Pemerintah dan/atau Pemerintah Daerah mengatur dan mengelola urusan kepariwisataan sesuai dengan ketentuan peraturan perundang-undangan..
Wisatawan yang memiliki keterbatasan fisik, anak-anak, dan lanjut usia berhak mendapatkan fasilitas khusus sesuai dengan kebutuhannya.
Bagian kedua
Kewajiban
Pasal 23
(1) Pemerintah dan Pemerintah Daerah berkewajiban:
- menyediakan informasi kepariwisataan, perlindungan hukum, serta keamanan dan keselamatan kepada wisatawan (a)
- menciptakan iklim yang kondusif untuk perkembangan usaha pariwisata yang meliputi terbukanya kesempatan yang sama dalam berusaha, menfasilitasi dan memberikan kepastian hukum (b)
- memelihara, mengembangkan dan melestarikan aset nasional yang menjadi daya tarik wisata dan aset potensial yang belum tergali, dan (c)

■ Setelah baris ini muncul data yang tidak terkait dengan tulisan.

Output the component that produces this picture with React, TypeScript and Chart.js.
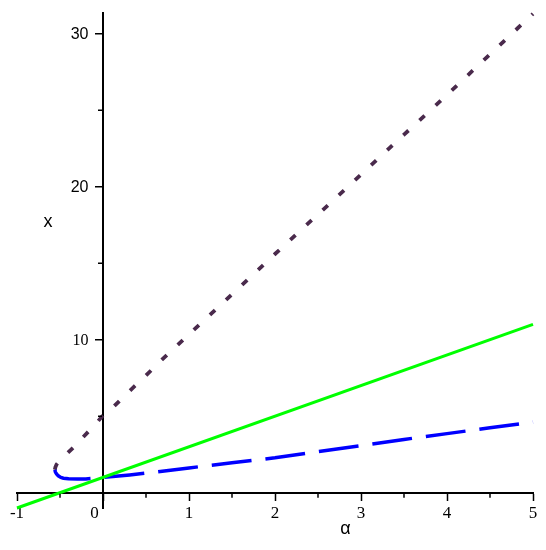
import React, { useEffect, useRef } from "react";
import { Chart, registerables } from "chart.js";
Chart.register(...registerables);

// Green solid line
const greenAlpha = [-1, 5];
const greenX = [-1, 11];

// Blue dashed (lower branch)
const blueAlpha = [-0.56, -0.553, -0.54, -0.52, -0.49, -0.46, -0.4, -0.3, -0.2, -0.1, 0, 0.31, 0.5, 1, 1.5, 2, 2.5, 3, 3.5, 4, 4.5, 5];
const blueX = [1.5, 1.35, 1.22, 1.1, 1.0, 0.95, 0.91, 0.89, 0.9, 0.94, 1.0, 1.16, 1.28, 1.62, 1.95, 2.28, 2.68, 3.08, 3.48, 3.86, 4.24, 4.62];

// Purple dotted (upper branch)
const purpleAlpha = [-0.56, -0.553, -0.54, -0.51, -0.47, -0.41, -0.3, -0.23, -0.1, 0, 0.12, 0.29, 0.48, 0.65, 1, 1.38, 2, 2.83, 3.5, 4, 5];
const purpleX = [1.5, 1.68, 1.85, 2.05, 2.3, 2.6, 3.2, 3.64, 4.4, 5.05, 5.6, 6.55, 7.55, 8.5, 10.35, 12.33, 15.6, 19.9, 23.4, 26.0, 31.3];

// Ticks
const xMajorTicks = [-1, 0, 1, 2, 3, 4, 5];
const xMinorTicks = [-0.5, 0.5, 1.5, 2.5, 3.5, 4.5];
const yMajorTicks = [10, 20, 30];
const yMinorTicks = [5, 15, 25];
const yTickLabels = ["10", "20", "30"];

const xAxisTitle = "α";
const yAxisTitle = "x";

const pts = (a: number[], b: number[]) => a.map((v, i) => ({ x: v, y: b[i] }));

const decorPlugin = {
  id: "decor",
  afterDraw(chart: any) {
    const ctx = chart.ctx;
    const xs = chart.scales.x;
    const ys = chart.scales.y;
    const x0 = xs.getPixelForValue(0);
    const y0 = ys.getPixelForValue(0);
    ctx.save();
    ctx.strokeStyle = "#000";
    ctx.lineWidth = 1.5;
    ctx.beginPath();
    for (const v of xMinorTicks) {
      const p = xs.getPixelForValue(v);
      ctx.moveTo(p, y0 + 1);
      ctx.lineTo(p, y0 + 5);
    }
    for (const v of yMinorTicks) {
      const p = ys.getPixelForValue(v);
      ctx.moveTo(x0 - 1, p);
      ctx.lineTo(x0 - 5, p);
    }
    for (const v of yMajorTicks) {
      const p = ys.getPixelForValue(v);
      ctx.moveTo(x0 - 1, p);
      ctx.lineTo(x0 - 8, p);
    }
    ctx.stroke();
    ctx.fillStyle = "#000";
    ctx.textAlign = "right";
    ctx.textBaseline = "middle";
    yMajorTicks.forEach((v, i) => {
      ctx.font = v === 10 ? '16px "Liberation Serif"' : '16px "Liberation Sans"';
      ctx.fillText(yTickLabels[i], x0 - 14.5, ys.getPixelForValue(v) + 1);
    });
    ctx.font = '18px "Liberation Sans"';
    ctx.textAlign = "center";
    ctx.fillText(xAxisTitle, xs.getPixelForValue(2.82), chart.chartArea.bottom + 21);
    ctx.fillText(yAxisTitle, 48, ys.getPixelForValue(17.7));
    ctx.restore();
  },
};

export default function App() {
  const ref = useRef<HTMLCanvasElement>(null);
  useEffect(() => {
    if (!ref.current) return;
    const chart = new Chart(ref.current, {
      type: "scatter",
      data: {
        datasets: [
          {
            data: pts(greenAlpha, greenX),
            showLine: true,
            borderColor: "#00ff00",
            borderWidth: 3,
            pointRadius: 0,
            clip: false,
          },
          {
            data: pts(blueAlpha, blueX),
            showLine: true,
            borderColor: "#0000ff",
            borderWidth: 3.5,
            borderDash: [40, 14],
            pointRadius: 0,
            clip: false,
          },
          {
            data: pts(purpleAlpha, purpleX),
            showLine: true,
            borderColor: "#4a2a4c",
            borderWidth: 3.8,
            borderDash: [7, 15],
            pointRadius: 0,
            clip: false,
          },
        ] as any,
      },
      options: {
        animation: false,
        responsive: false,
        layout: { padding: { left: 17, right: 13, top: 13, bottom: 42 } },
        plugins: { legend: { display: false }, tooltip: { enabled: false } },
        scales: {
          x: {
            type: "linear",
            position: { y: 0 } as any,
            min: -1,
            max: 5,
            afterBuildTicks: (s: any) => {
              s.ticks = xMajorTicks.map((v) => ({ value: v }));
            },
            grid: {
              drawOnChartArea: false,
              drawTicks: true,
              tickLength: 7,
              tickColor: "#000",
              tickWidth: 1.5,
            },
            border: { display: true, color: "#000", width: 2 },
            ticks: {
              color: "#000",
              padding: 4,
              maxRotation: 0,
              autoSkip: false,
              font: { family: '"Liberation Serif"', size: 17 },
              callback: (v: any) => (Number(v) === 0 ? "0\u2003" : String(v)),
            },
          },
          y: {
            type: "linear",
            position: { x: 0 } as any,
            min: -1,
            max: 31.35,
            afterBuildTicks: (s: any) => {
              s.ticks = yMajorTicks.map((v) => ({ value: v }));
            },
            grid: {
              drawOnChartArea: false,
              drawTicks: false,
            },
            border: { display: true, color: "#000", width: 2 },
            ticks: { display: false },
          },
        },
      },
      plugins: [decorPlugin],
    });
    return () => chart.destroy();
  }, []);
  return (
    <div style={{ position: "absolute", left: 0, top: 0, width: 546, height: 550, background: "#fff" }}>
      <canvas ref={ref} width={546} height={550} style={{ width: 546, height: 550 }} />
    </div>
  );
}
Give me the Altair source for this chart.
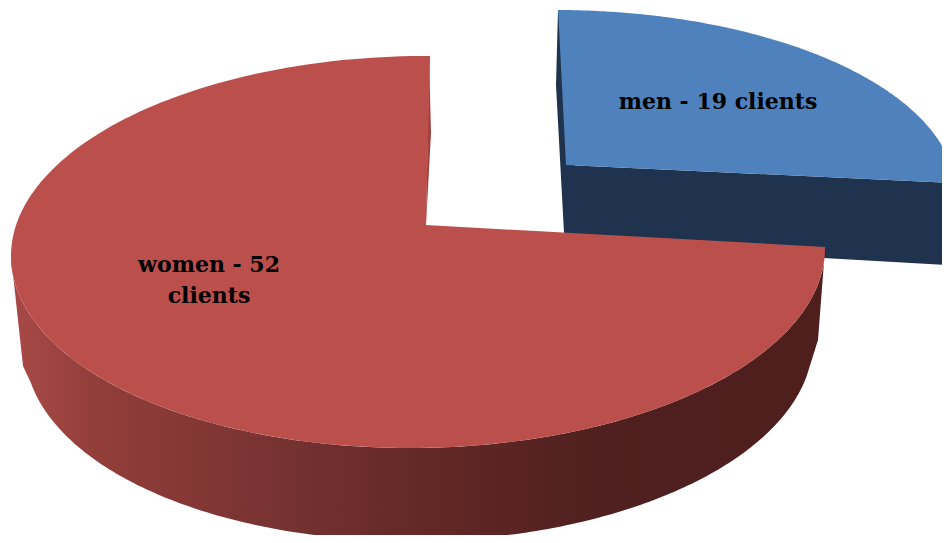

- mengawasi dan mengendalikan kegiatan kepariwisataan dalam rangka mencegah menanggulangi berbagai dampak negatif bagi masyarakat luas. (d)
(2). Ketentuan lebih lanjut mengenai pengawasan dan pengendalian kepariwisataan sebagaimana dimaksud
diatas pada ayat (1) huruf d diatur dengan peraturan presiden.
Pasal 24
Setiap orang berkewajiban:
- menjaga dan melestarikan daya taya wisata, dan
- membantu terciptanya suasana aman, tertib, bersih berperilaku santun, dan menjaga kelestarian lingkungan destinasi pariwisata.
Pasal 25
Setiap wisatawan berkewajiban:
a. menjaga dan menghormati norma agama, adat istiadat, budaya, dan nilai-nilai yang hidup dalam
masyarakat setempat.
b. memelihara dan melestarikan lingkungan
c. turut serta menjaga ketertiban dan keamanan lingkungan, dan
d. turut serta mencegah segala bentuk perbuatan yang melanggar kesusilaan dan kegiatan yang melanggar
hukum.
Pasal 26
Setiap pengusaha pariwisata berkewajiban:
a. menjaga dan menghormati norma agama, adat istiadat, budaya dan nilai-nilai yang hidup dalam
masyarakat setempat.
b. memberikan informasi yang akurat dan bertanggung jawab
c. memberikan pelayanan yang tidak diskriminatif
d. memberikan kenyamanan, keramahan, perlindungan keamanan, dan keselamatan wisatawan
e. memberikan perlindungan asuransi pada usaha pariwisata dengan kegiatan yang beresiko tinggi
f. mengembangkan kemitraan dengan usaha mikro, kecil, dan koperasi setempat yang saling memerlukan,
memperkuat dan menguntungkan.
g. mengutamakan penggunaan produk masyarakat setempat, produk dalam negeri, dan memberikan
kesempatan kepada tenaga kerja lokal
h. meningkatkan kompetensi tenaga kerja melalui pelatihan dan pendidikan
i. berperan aktif dalam upaya pengembangan prasarana dan program pemberdayaan masyarakat.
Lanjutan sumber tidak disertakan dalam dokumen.